— Start Dataset rows —

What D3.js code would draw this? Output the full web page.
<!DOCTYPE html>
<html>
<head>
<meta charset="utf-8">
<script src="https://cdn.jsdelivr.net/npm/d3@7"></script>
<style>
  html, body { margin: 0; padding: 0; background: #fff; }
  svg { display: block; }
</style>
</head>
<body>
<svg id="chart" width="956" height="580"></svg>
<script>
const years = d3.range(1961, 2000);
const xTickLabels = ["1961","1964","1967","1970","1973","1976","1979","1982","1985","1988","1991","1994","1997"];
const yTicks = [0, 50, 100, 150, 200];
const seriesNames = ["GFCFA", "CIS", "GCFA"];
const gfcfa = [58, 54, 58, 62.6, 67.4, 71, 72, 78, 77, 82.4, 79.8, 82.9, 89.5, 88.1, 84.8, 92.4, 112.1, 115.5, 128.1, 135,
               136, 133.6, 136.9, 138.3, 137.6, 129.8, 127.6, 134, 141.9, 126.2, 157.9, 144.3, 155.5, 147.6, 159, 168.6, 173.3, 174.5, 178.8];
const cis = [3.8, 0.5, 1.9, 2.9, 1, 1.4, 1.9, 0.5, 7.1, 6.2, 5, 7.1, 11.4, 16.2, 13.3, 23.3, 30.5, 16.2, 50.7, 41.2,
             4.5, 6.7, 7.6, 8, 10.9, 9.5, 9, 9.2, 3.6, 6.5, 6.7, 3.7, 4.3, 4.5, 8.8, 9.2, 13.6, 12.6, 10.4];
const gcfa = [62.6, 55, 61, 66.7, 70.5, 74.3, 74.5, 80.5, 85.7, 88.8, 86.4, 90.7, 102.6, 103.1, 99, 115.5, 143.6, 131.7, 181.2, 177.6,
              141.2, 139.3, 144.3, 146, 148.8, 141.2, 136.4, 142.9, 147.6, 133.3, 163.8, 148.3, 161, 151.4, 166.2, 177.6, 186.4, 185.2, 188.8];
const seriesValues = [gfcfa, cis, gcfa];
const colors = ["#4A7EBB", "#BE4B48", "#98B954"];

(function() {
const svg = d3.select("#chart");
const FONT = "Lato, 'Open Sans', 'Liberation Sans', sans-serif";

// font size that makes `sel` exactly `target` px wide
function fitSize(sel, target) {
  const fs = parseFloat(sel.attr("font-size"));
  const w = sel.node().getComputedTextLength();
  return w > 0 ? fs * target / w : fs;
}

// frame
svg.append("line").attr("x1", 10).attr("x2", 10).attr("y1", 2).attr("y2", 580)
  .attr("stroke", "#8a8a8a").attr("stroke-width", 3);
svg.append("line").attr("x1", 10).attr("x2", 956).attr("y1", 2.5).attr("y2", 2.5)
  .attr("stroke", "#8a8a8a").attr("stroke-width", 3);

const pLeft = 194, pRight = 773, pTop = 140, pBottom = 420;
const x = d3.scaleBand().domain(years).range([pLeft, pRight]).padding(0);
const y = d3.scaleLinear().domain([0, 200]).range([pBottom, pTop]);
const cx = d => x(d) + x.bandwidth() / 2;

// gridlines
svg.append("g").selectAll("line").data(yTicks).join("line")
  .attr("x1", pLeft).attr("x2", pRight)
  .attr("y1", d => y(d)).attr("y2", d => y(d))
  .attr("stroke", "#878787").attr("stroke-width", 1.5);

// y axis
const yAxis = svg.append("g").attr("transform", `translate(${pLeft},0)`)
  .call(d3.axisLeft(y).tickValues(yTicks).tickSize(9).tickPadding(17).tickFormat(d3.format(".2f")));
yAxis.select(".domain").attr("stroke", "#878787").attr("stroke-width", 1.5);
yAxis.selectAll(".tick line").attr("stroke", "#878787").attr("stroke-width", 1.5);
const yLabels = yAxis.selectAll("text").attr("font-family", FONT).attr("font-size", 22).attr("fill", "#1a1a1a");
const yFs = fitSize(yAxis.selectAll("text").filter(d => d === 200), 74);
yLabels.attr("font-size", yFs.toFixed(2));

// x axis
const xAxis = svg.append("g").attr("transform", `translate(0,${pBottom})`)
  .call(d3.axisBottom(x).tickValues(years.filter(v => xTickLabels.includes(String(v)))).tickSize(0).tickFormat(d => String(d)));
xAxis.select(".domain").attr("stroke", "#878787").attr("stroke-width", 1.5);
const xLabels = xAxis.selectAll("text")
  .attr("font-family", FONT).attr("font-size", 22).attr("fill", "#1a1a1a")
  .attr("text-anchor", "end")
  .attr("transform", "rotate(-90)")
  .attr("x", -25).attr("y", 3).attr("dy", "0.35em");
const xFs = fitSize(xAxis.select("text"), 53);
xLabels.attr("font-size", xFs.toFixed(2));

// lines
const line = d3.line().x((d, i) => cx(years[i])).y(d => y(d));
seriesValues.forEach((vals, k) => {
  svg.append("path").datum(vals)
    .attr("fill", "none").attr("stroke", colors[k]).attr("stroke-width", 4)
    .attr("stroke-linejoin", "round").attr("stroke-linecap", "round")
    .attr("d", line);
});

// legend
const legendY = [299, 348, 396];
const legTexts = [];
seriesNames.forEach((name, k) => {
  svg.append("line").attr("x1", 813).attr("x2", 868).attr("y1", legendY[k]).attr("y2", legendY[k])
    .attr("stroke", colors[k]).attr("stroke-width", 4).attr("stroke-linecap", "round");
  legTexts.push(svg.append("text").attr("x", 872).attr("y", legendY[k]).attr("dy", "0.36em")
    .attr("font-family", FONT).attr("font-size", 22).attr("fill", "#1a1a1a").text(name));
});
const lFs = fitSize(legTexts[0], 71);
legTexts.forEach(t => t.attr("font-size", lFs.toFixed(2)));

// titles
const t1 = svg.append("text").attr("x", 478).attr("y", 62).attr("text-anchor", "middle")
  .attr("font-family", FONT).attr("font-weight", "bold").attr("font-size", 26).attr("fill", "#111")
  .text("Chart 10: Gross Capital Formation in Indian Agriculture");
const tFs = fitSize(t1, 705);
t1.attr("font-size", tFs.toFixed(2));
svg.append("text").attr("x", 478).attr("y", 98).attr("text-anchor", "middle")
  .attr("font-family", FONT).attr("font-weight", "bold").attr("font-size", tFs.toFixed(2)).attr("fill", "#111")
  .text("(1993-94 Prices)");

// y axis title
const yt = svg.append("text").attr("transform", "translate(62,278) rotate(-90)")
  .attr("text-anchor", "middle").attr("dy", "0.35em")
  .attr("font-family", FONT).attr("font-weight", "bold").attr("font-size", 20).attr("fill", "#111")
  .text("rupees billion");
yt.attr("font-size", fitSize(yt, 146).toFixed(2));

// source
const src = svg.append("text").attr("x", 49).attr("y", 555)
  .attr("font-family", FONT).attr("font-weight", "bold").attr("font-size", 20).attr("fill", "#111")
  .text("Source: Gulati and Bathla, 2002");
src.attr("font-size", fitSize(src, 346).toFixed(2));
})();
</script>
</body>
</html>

— End Dataset rows —
— Start Dataset rows —

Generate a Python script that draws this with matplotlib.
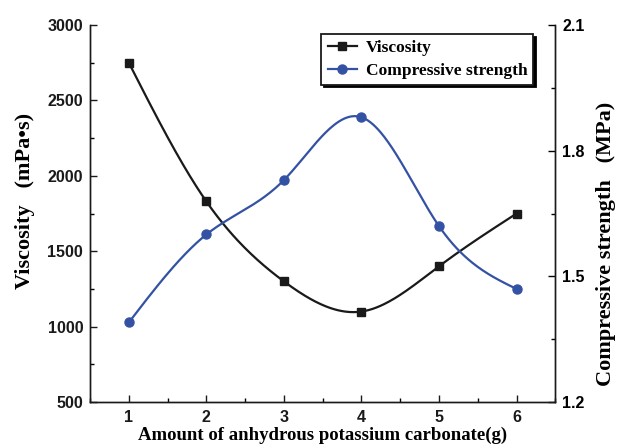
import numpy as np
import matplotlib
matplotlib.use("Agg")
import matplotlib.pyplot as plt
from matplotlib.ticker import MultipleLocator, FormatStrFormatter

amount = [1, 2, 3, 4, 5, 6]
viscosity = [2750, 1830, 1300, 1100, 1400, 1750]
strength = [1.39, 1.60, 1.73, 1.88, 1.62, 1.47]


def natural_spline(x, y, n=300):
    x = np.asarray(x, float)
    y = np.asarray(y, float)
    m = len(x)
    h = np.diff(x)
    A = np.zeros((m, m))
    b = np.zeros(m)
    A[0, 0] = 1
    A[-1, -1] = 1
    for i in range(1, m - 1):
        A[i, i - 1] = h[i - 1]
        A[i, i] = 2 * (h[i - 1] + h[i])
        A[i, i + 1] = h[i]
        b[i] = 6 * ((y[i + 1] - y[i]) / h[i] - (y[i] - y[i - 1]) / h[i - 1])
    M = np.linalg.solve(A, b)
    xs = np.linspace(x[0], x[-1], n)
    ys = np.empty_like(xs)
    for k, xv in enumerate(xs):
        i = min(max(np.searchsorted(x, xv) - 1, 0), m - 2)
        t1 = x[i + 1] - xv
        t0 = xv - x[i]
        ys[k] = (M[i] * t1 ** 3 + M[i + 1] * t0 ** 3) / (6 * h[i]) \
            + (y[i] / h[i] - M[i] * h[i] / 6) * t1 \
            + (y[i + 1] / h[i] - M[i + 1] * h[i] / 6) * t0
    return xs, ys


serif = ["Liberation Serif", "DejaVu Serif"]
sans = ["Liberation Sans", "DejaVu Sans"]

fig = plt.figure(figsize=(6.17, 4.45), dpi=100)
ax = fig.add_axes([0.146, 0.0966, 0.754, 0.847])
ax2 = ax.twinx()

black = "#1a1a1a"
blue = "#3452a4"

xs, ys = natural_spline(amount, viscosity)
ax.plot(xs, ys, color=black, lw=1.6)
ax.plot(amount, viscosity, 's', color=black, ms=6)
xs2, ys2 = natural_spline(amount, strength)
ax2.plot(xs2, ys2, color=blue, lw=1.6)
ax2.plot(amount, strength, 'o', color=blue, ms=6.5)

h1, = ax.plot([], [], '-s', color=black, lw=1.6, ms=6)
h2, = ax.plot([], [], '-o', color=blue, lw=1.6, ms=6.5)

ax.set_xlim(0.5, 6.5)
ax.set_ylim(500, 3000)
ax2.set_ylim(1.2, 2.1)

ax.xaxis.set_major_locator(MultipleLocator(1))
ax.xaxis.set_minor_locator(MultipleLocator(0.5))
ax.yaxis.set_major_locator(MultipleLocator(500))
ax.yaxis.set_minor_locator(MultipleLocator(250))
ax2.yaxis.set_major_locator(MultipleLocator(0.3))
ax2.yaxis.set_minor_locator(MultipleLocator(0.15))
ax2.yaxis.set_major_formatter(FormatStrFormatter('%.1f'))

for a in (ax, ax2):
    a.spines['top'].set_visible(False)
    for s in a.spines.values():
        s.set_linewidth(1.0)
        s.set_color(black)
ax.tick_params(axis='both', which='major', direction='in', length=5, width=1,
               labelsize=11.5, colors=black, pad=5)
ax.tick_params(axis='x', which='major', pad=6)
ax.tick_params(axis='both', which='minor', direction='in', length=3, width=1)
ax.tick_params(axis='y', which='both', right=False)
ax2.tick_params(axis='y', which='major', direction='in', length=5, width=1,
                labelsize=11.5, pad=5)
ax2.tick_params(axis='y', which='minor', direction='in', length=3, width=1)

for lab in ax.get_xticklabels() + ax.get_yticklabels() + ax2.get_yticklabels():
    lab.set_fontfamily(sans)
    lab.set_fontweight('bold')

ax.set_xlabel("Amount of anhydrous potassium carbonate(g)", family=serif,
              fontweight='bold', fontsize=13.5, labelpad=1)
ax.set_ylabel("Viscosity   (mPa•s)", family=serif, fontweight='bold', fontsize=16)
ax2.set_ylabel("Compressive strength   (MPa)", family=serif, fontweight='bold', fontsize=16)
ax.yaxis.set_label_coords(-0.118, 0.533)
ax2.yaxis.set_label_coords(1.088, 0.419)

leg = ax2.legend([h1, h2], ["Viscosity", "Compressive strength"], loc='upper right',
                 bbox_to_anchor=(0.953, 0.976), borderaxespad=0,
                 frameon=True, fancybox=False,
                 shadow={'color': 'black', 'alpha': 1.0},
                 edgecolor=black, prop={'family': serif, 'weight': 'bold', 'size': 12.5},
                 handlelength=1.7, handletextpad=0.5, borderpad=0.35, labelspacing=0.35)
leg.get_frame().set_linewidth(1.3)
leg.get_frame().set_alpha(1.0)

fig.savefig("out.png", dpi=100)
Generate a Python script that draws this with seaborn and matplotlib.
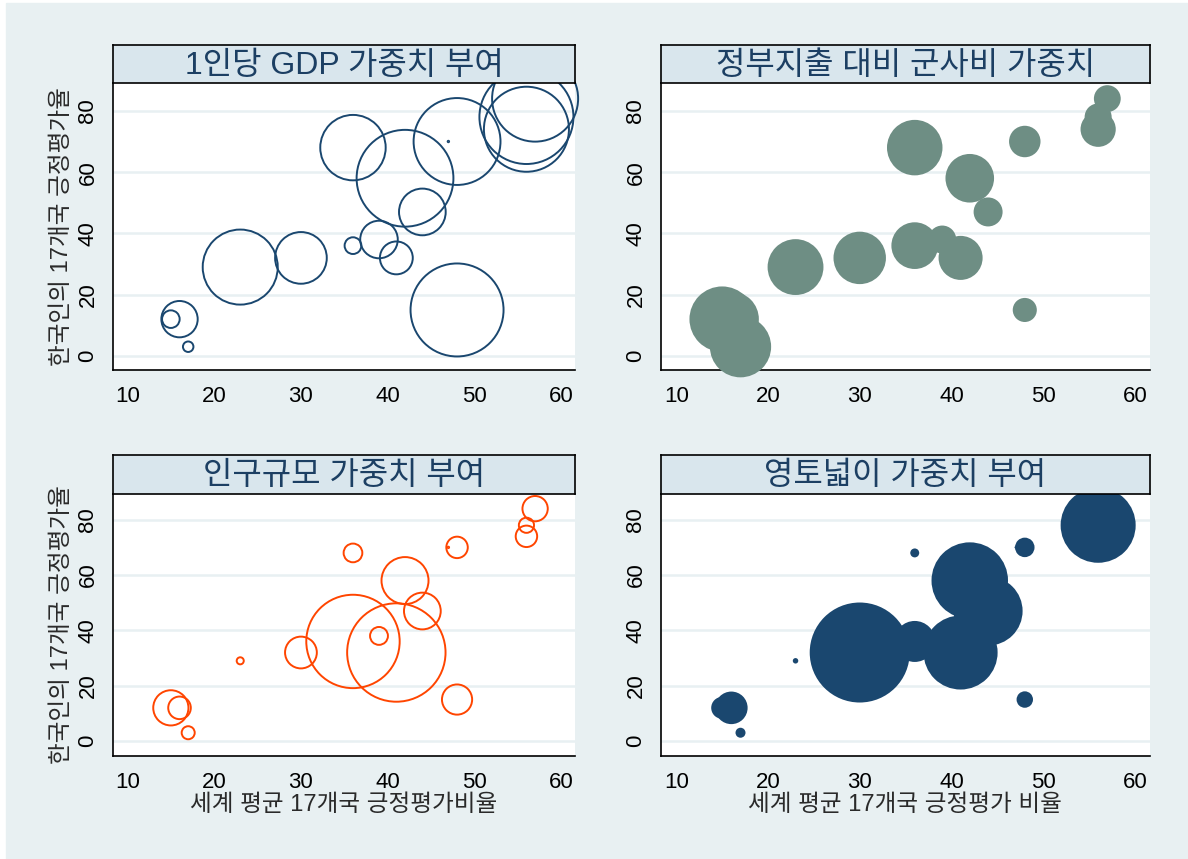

— End Dataset rows —

Instructions for the task: Give back, unchanged, each line from the one containing "Generate a Python script that draws this with matplotlib." through the one containing "from matplotlib.ticker import". Pictures are to be left out.

Solution below:
Generate a Python script that draws this with matplotlib.
import numpy as np
import matplotlib
matplotlib.use("Agg")
import matplotlib.pyplot as plt
from matplotlib.ticker import MultipleLocator, FormatStrFormatter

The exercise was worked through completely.